Wolf, who indicated during his campaign that he was not in favor of Marcellus Shale development on public lands, signed the order during a ceremony at Benjamin Rush State Park in Philadelphia. His move reversed an executive order issued by his predecessor, Republican Gov. Tom Corbett, who had sought to raise $95 million to help plug a widening state budget gap (see Shale Daily, May 23, 2014).

In recent weeks, Corbett administration officials had told NGI’s Shale Daily that if Wolf reversed Corbett’s order, state government would have to find a new way to generate the $95 million in projected revenue from the leases at a time when Pennsylvania’s budget deficit is nearly $2 billion (see Shale Daily, Jan. 16).

While critics of the reinstatement called it a purely “political move,” environmental groups who had resisted Corbett’s order hailed it.

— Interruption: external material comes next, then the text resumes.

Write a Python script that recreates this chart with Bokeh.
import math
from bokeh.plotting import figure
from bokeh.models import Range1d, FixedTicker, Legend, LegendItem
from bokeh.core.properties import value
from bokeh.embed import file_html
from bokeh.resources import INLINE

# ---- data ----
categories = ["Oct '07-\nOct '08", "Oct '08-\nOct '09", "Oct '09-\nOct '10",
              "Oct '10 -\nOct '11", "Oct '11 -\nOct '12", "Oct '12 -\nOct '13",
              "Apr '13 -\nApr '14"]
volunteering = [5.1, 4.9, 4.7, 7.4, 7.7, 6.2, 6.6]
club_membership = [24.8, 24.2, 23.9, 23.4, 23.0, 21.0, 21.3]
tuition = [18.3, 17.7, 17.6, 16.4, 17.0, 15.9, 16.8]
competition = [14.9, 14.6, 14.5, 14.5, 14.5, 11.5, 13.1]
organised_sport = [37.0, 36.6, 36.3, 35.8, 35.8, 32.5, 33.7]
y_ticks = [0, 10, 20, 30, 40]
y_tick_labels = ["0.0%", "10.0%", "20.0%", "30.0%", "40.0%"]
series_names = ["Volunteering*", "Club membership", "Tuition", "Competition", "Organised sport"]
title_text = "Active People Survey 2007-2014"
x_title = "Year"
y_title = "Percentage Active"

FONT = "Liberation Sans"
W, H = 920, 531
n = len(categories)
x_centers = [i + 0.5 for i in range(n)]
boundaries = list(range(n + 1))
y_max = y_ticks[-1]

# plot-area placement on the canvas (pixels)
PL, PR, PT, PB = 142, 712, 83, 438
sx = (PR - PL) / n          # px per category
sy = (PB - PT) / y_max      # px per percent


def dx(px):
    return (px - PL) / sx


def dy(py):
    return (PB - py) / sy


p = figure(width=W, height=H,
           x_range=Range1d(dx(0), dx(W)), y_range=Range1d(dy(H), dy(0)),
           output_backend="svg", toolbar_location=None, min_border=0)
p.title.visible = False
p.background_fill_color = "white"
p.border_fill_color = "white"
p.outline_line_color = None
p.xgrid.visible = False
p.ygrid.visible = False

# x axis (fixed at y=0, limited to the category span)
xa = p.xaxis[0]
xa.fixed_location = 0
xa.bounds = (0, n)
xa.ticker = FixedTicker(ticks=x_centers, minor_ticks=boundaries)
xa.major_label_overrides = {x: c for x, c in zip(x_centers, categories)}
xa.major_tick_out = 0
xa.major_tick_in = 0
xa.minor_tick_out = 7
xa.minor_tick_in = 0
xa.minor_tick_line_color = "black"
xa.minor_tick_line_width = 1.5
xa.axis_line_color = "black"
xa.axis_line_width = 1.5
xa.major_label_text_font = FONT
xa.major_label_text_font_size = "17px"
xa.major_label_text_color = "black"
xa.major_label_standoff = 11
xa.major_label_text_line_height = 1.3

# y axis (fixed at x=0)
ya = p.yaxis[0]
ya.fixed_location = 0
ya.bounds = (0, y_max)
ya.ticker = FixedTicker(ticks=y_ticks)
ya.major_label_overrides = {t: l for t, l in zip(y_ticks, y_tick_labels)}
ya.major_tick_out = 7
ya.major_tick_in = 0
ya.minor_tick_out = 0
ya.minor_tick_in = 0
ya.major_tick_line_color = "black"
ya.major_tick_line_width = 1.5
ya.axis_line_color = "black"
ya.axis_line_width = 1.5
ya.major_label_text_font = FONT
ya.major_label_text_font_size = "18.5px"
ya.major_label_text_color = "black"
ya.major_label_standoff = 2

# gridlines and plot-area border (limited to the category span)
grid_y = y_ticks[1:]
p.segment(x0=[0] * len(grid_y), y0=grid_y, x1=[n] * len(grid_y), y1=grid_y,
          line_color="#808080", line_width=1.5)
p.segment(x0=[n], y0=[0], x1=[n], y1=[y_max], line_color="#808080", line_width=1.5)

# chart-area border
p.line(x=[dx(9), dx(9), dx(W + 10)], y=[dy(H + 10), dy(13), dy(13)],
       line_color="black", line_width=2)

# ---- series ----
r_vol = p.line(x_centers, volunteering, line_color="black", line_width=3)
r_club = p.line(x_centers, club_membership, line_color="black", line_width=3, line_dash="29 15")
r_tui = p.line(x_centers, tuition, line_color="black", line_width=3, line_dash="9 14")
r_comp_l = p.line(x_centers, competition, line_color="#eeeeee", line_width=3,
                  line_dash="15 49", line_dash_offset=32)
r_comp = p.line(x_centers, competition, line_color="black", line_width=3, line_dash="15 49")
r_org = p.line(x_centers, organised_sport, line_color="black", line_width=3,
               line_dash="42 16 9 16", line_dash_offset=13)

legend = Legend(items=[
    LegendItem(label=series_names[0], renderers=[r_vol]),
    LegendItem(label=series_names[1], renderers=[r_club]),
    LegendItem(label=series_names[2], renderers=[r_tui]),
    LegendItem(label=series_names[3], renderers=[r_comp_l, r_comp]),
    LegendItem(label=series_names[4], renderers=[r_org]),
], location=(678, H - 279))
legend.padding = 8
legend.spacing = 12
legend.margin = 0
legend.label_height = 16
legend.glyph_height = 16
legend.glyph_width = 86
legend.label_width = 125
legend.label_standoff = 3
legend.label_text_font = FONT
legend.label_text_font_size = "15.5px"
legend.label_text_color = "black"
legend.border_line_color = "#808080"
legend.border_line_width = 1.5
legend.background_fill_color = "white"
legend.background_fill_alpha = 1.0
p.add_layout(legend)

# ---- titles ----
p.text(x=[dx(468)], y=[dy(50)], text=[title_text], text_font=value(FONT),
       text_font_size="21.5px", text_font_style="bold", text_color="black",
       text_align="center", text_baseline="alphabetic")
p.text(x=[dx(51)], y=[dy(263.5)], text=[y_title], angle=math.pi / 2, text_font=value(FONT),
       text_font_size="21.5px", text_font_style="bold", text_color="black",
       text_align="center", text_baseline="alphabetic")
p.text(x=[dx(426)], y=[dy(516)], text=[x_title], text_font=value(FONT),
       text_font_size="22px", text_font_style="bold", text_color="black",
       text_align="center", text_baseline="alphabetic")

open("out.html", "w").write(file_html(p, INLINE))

“We are pleased to see Gov. Wolf move quickly to protect our state parks and forests from natural gas drilling,” said PennFuture’s acting President John Norbeck, who added that state-owned land is held in the public trust and protected by Pennsylvania’s constitution.

Pennsylvania Environmental Council President Davitt Woodwell said reversal of Corbett’s order was to be a top priority for his organization this year and commended Wolf for “reasserting a key safeguard for our public lands so early in his administration.”

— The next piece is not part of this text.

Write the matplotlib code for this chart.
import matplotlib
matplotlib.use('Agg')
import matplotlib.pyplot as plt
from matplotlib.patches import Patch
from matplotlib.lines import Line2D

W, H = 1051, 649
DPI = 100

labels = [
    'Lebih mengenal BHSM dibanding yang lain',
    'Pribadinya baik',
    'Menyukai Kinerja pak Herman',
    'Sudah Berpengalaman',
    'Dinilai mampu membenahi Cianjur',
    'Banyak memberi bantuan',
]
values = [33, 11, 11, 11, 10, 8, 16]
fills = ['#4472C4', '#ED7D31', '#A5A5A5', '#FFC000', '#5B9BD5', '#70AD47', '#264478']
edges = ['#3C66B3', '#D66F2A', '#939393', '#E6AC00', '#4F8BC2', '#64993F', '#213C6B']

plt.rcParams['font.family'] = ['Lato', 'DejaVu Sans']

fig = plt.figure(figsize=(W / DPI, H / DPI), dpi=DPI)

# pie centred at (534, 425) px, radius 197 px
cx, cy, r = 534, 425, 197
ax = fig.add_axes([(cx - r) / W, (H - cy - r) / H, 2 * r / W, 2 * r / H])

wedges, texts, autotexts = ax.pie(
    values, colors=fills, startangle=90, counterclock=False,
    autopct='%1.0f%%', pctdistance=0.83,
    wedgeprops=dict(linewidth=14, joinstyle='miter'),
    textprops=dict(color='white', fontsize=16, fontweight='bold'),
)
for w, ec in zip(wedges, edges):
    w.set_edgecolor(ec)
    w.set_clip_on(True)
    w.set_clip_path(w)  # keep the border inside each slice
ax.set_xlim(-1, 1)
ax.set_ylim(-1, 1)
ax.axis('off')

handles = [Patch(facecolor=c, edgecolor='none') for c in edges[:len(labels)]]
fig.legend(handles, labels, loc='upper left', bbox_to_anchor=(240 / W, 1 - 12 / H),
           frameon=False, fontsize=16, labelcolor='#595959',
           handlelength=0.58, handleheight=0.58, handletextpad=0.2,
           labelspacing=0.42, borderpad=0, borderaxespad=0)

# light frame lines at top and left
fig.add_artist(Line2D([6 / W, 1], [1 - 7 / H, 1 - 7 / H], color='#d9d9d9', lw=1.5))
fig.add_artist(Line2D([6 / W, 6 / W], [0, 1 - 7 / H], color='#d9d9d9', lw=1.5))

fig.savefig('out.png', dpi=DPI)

A moratorium on state leasing was first enacted by former Democratic Gov. Ed Rendell in 2010 (see Shale Daily, Oct. 27, 2010). When Corbett lifted the ban in May, it would have continued to bar new leases for surface operations and allowed operators sub-surface leases to access state-owned mineral rights from adjoining private land.

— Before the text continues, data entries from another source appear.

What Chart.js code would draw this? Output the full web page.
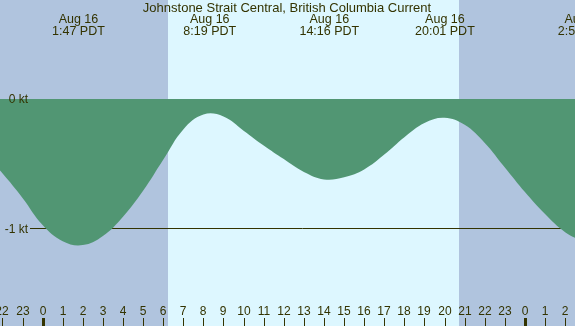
<!DOCTYPE html>
<html>
<head>
<meta charset="utf-8">
<script src="https://cdn.jsdelivr.net/npm/chart.js@4/dist/chart.umd.min.js"></script>
<style>
html,body{margin:0;padding:0;background:#fff;}
#wrap{width:575px;height:326px;}
</style>
</head>
<body>
<div id="wrap"><canvas id="c" width="575" height="326"></canvas></div>
<script>
// Hours relative to Aug 16 00:00 PDT, current speed in knots
const hours = [-3, -2, -1, 0, 1, 2, 3, 4, 5, 6, 7, 8, 9, 10, 11, 12, 13, 14, 15, 16, 17, 18, 19, 20, 21, 22, 23, 24, 25, 26, 27];
const speeds = [-0.40, -0.575, -0.765, -0.975, -1.10, -1.13, -1.06, -0.91, -0.71, -0.47, -0.235, -0.12, -0.135, -0.245, -0.36, -0.465, -0.565, -0.622, -0.605, -0.545, -0.43, -0.295, -0.185, -0.145, -0.20, -0.34, -0.53, -0.72, -0.89, -1.03, -1.11];
const eventHours = [1.783, 8.317, 14.267, 20.017, 26.95];
const eventDates = ["Aug 16", "Aug 16", "Aug 16", "Aug 16", "Aug 17"];
const eventTimes = ["1:47 PDT", "8:19 PDT", "14:16 PDT", "20:01 PDT", "2:57 PDT"];
const sunrise = [6.22];
const sunset = [20.71];
const levelValues = [0, -1];
const levelLabels = ["0 kt", "-1 kt"];
const tickHours = [];
for (let h = -2; h <= 26; h++) tickHours.push(h);
const title = "Johnstone Strait Central, British Columbia Current";

const X_MIN = -2.12, X_MAX = 26.49, Y_MIN = -1.756, Y_MAX = 0.766;
const TEXT = "#333300";
const FONT = "Liberation Sans, Arial, sans-serif";

const bgPlugin = {
  id: 'bg',
  beforeDraw(chart) {
    const {ctx, chartArea: a, scales: {x}} = chart;
    ctx.save();
    ctx.fillStyle = "#b0c4de";
    ctx.fillRect(a.left, a.top, a.right - a.left, a.bottom - a.top);
    ctx.fillStyle = "#ddf7ff";
    for (let i = 0; i < sunrise.length; i++) {
      const x0 = Math.round(x.getPixelForValue(sunrise[i]));
      const x1 = Math.round(x.getPixelForValue(sunset[i]));
      ctx.fillRect(x0, a.top, x1 - x0, a.bottom - a.top);
    }
    ctx.restore();
  },
  beforeDatasetsDraw(chart) {
    const {ctx, chartArea: a, scales: {y}} = chart;
    ctx.save();
    ctx.strokeStyle = TEXT;
    ctx.lineWidth = 1;
    const yy = Math.round(y.getPixelForValue(-1)) + 0.5;
    ctx.beginPath();
    ctx.moveTo(30, yy);
    ctx.lineTo(a.right, yy);
    ctx.stroke();
    ctx.restore();
  },
  afterDraw(chart) {
    const {ctx, chartArea: a, scales: {x, y}} = chart;
    ctx.save();
    ctx.fillStyle = TEXT;
    ctx.textBaseline = "middle";
    ctx.font = "13px " + FONT;
    ctx.textAlign = "center";
    ctx.fillText(title, 287, 8);
    ctx.font = "12.5px " + FONT;
    for (let i = 0; i < eventHours.length; i++) {
      const px = x.getPixelForValue(eventHours[i]);
      ctx.fillText(eventDates[i], px, 20);
      ctx.fillText(eventTimes[i], px, 32);
    }
    ctx.textAlign = "right";
    ctx.font = "12px " + FONT;
    for (let i = 0; i < levelValues.length; i++) {
      ctx.fillText(levelLabels[i], 28, y.getPixelForValue(levelValues[i]) + 1);
    }
    ctx.textAlign = "center";
    ctx.font = "12px " + FONT;
    for (const h of tickHours) {
      const px = Math.round(x.getPixelForValue(h));
      const lab = String(((h % 24) + 24) % 24);
      ctx.fillText(lab, px, 312);
      if (lab === "0") {
        ctx.fillRect(px - 1, 318, 3, a.bottom - 318);
      } else {
        ctx.fillRect(px, 318, 1, a.bottom - 318);
      }
    }
    ctx.restore();
  }
};

new Chart(document.getElementById('c'), {
  type: 'line',
  data: {
    datasets: [{
      data: hours.map((h, i) => ({x: h, y: speeds[i]})),
      fill: 'origin',
      backgroundColor: "#519673",
      borderWidth: 0,
      borderColor: "rgba(0,0,0,0)",
      pointRadius: 0,
      tension: 0.4
    }]
  },
  options: {
    responsive: false,
    animation: false,
    layout: {padding: 0},
    plugins: {legend: {display: false}, tooltip: {enabled: false}, title: {display: false}},
    scales: {
      x: {type: 'linear', min: X_MIN, max: X_MAX, display: false},
      y: {type: 'linear', min: Y_MIN, max: Y_MAX, display: false}
    }
  },
  plugins: [bgPlugin]
});
</script>
</body>
</html>
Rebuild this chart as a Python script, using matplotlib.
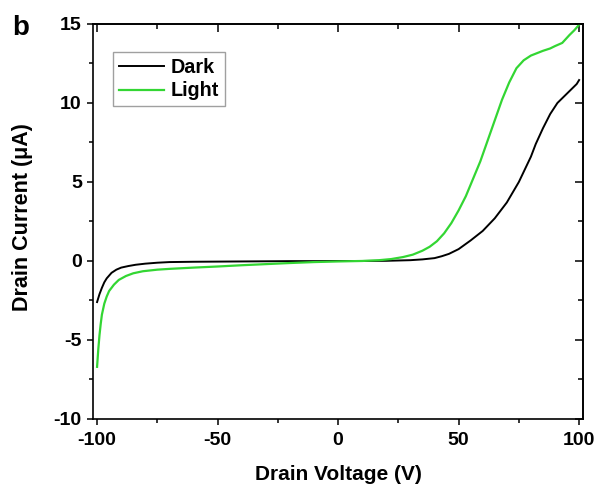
import matplotlib.pyplot as plt
import numpy as np

plt.rcParams['font.family'] = ['Liberation Sans', 'DejaVu Sans']
plt.rcParams['font.weight'] = 'bold'

# Dark curve (V, uA)
v_dark = [-100, -99, -98, -97, -96, -94, -92, -90, -87, -84, -80, -75, -70, -60, -50, -40, -30, -20, -10,
          0, 10, 20, 30, 35, 40, 43, 46, 50, 55, 60, 65, 70, 75, 80, 82, 85, 88, 91, 93, 95, 97, 99, 100]
i_dark = [-2.6, -2.1, -1.7, -1.35, -1.1, -0.75, -0.55, -0.42, -0.32, -0.24, -0.17, -0.11, -0.07, -0.05, -0.04, -0.03, -0.02, -0.01, -0.01,
          0.0, 0.0, 0.01, 0.05, 0.1, 0.18, 0.3, 0.45, 0.75, 1.3, 1.9, 2.7, 3.7, 5.0, 6.6, 7.4, 8.4, 9.3, 10.0, 10.3, 10.6, 10.9, 11.2, 11.45]

# Light curve (V, uA)
v_light = [-100, -99.5, -99, -98.5, -98, -97, -96, -95, -93, -91, -88, -85, -81, -75, -70, -60, -50, -40, -30, -20, -10,
           0, 10, 17, 22, 27, 31, 35, 38, 41, 44, 47, 50, 53, 56, 59, 62, 65, 68, 71, 74, 77, 80, 85, 88, 90, 93, 96, 98, 100]
i_light = [-6.7, -5.6, -4.7, -4.0, -3.4, -2.7, -2.25, -1.9, -1.5, -1.2, -0.95, -0.78, -0.65, -0.55, -0.5, -0.42, -0.35, -0.27, -0.2, -0.13, -0.07,
           -0.03, 0.0, 0.05, 0.12, 0.25, 0.4, 0.65, 0.9, 1.25, 1.75, 2.4, 3.2, 4.1, 5.2, 6.3, 7.6, 8.9, 10.2, 11.3, 12.2, 12.7, 13.0, 13.3, 13.45, 13.6, 13.8, 14.3, 14.6, 14.95]

xmajor = [-100, -50, 0, 50, 100]
xlabels = ['-100', '-50', '0', '50', '100']
ymajor = [-10, -5, 0, 5, 10, 15]
ylabels = ['-10', '-5', '0', '5', '10', '15']

fig = plt.figure(figsize=(6.01, 4.86), dpi=100)
ax = fig.add_axes([0.1547, 0.1379, 0.8153, 0.8128])

ax.plot(v_dark, i_dark, color='black', linewidth=1.4, label='Dark')
ax.plot(v_light, i_light, color='#33d633', linewidth=1.6, label='Light')

ax.set_xlim(-101.7, 101.6)
ax.set_ylim(-10, 15)
ax.set_xticks(xmajor)
ax.set_xticks(np.arange(-100, 101, 25), minor=True)
ax.set_yticks(ymajor)
ax.set_yticks(np.arange(-10, 16, 2.5), minor=True)
ax.set_xticklabels(xlabels)
ax.set_yticklabels(ylabels)

ax.tick_params(which='both', direction='out', labelsize=14, width=1.1)
ax.tick_params(which='major', length=4.5)
ax.tick_params(which='minor', length=3)
ax.tick_params(axis='x', pad=5)
for sp in ax.spines.values():
    sp.set_linewidth(1.2)

# mirror ticks on top and right, pointing inward
top = ax.secondary_xaxis('top')
top.set_xticks(np.arange(-100, 101, 50))
top.set_xticks(np.arange(-100, 101, 25), minor=True)
top.tick_params(which='both', direction='in', labeltop=False, width=1.1)
top.tick_params(which='major', length=5.5)
top.tick_params(which='minor', length=3.5)
top.spines['top'].set_linewidth(1.2)

right = ax.secondary_yaxis('right')
right.set_yticks(np.arange(-10, 16, 5))
right.set_yticks(np.arange(-10, 16, 2.5), minor=True)
right.tick_params(which='both', direction='in', labelright=False, width=1.1)
right.tick_params(which='major', length=5.5)
right.tick_params(which='minor', length=3.5)
right.spines['right'].set_linewidth(1.2)

ax.set_xlabel('Drain Voltage (V)', fontsize=15, fontweight='bold')
ax.set_ylabel('Drain Current (\u03bcA)', fontsize=15.5, fontweight='bold')
ax.xaxis.set_label_coords(0.5, -0.117)
ax.yaxis.set_label_coords(-0.122, 0.51)

leg = ax.legend(loc='upper left', bbox_to_anchor=(0.041, 0.93), fontsize=14.2, handlelength=2.3,
                fancybox=False, borderaxespad=0, borderpad=0.3, labelspacing=0.25, handletextpad=0.3)
leg.get_frame().set_edgecolor('#888888')
leg.get_frame().set_linewidth(1.0)

fig.text(0.021, 0.928, 'b', fontsize=20, fontweight='bold')

fig.savefig('out.png', dpi=100)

Wolf’s move comes at a time when many Appalachian operators plan to reduce their spending on land acquisitions in response to falling commodity prices.

“Our hopes are certainly high to work constructively with Gov. Wolf. Unfortunately, this action — made without any industry input — to ban the safe and tightly-regulated development of natural gas from beneath taxpayer-owned lands flies in the face of common sense,” said Marcellus Shale Coalition President David Spigelmyer. “Non-surface taxpayer-owned energy development — through utilizing advanced horizontal drilling technologies that ensure no surface impacts — is not only an enormous current and potential source of revenue for the Commonwealth at a time when revenues are sorely needed, but expanded natural gas production and use is enhancing air quality and boosting our region’s economy.”

Although a similar debate has unfolded in Ohio about drilling on state-owned land, West Virginia has recently started to open waterways and wildlife management areas to lease bids that are fetching offers upwards of $5,000/acre (see Shale Daily, Oct. 30, 2014; Oct. 3, 2014).

Pennsylvania has conducted just three lease sales since 2008, when development in the Marcellus Shale began in earnest. But since 1947, horizontal and vertical wells on state-owned land have generated more than $736 million in revenue, according to the Pennsylvania Department of Conservation and Natural Resources (see Shale Daily, April 16, 2014).